CI/CD testing. Run integration tests in GitHub Actions against a local model exposed via ngrok. Useful when you want to test prompt templates against a specific model version.

Common Issues

Connection refused: Your LLM server isn't running, or it's bound to a different port. Verify with curl http://localhost:PORT before starting ngrok.

Slow responses: Large models on CPU are slow. Use quantized models (Q4_K_M or Q5_K_M for a good quality/speed tradeoff). If you have a GPU, make sure the model is actually loaded on it — check with nvidia-smi. For a deeper dive into quantization techniques, see our guide on fine-tuning LLMs with QLoRA.

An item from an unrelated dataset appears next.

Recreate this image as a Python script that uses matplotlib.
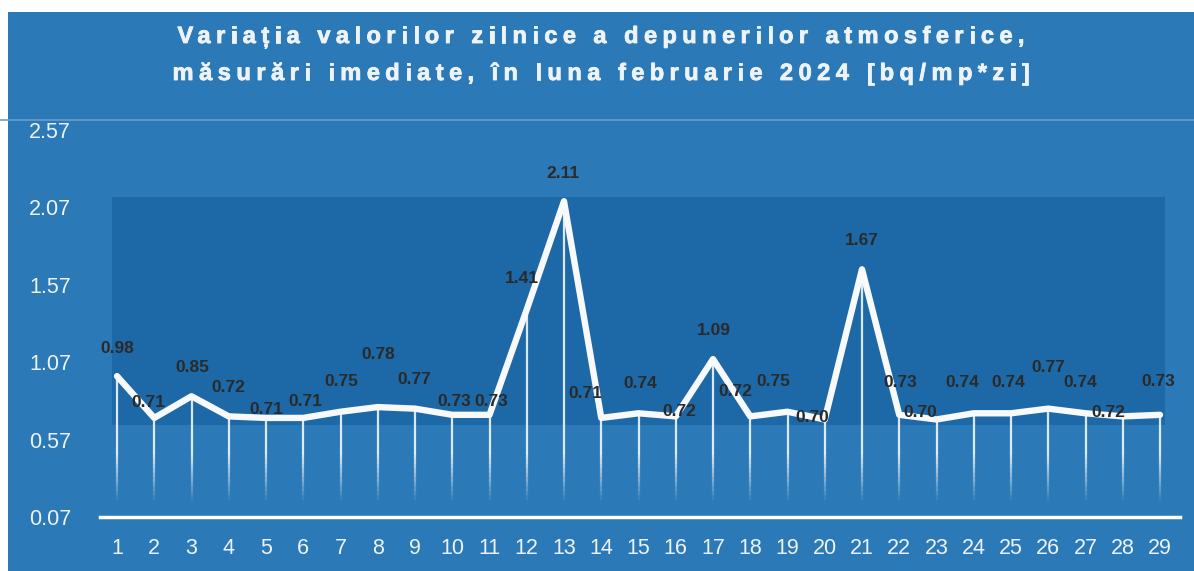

Tunnel drops after a few hours: Free tier limitation. Restart ngrok, or write a simple shell script that restarts it automatically:

#!/bin/bash
while true; do
  ngrok start ollama
  echo "Tunnel dropped. Restarting in 5 seconds..."
  sleep 5
done

ngrok-free.app browser warning: Free tier URLs show a warning page on first visit in a browser. API calls (curl, Python requests) are not affected. Add the ngrok-skip-browser-warning header to bypass it programmatically:

curl -H "ngrok-skip-browser-warning: true" \
  https://abc123.ngrok-free.app/api/generate \
  -d '{"model": "llama3", "prompt": "Hello", "stream": false}'

When Not to Use ngrok

ngrok is for development and experimentation. For production workloads, consider:

Cloudflare Tunnels — free alternative with stable URLs, but more setup involved
Tailscale — peer-to-peer mesh VPN, great for accessing your machine from your own devices without exposing to the public internet
VPS with Docker — deploy Ollama on a cheap GPU instance if you need uptime guarantees
Cloud LLM APIs — if latency and cost are acceptable, skip local entirely

My Daily Workflow

Start Ollama (ollama serve)
Run ngrok start ollama
Copy the URL, export it: export NGROK_LLM_URL=https://...
Test with curl to confirm it's live
Use the URL in whatever I'm building that day
Monitor at localhost:4040 if debugging

It takes 30 seconds from cold start to a working remote LLM endpoint. No cloud bills. No deployment pipeline. Just a tunnel.

Summary

ngrok turns your local LLM into a remote API with one command. The setup is: install ngrok, authenticate, run ngrok http <port>, add basic auth. That's it.

Start with the free tier to see if the workflow fits. Upgrade to a paid plan when you get tired of changing URLs every restart. Pair it with Ollama for the simplest possible local LLM setup, or use LM Studio and llama.cpp if you need more control over model loading and quantization. If you're new to running LLMs locally, our guide on how to train an LLM covers the fundamentals of model selection and setup.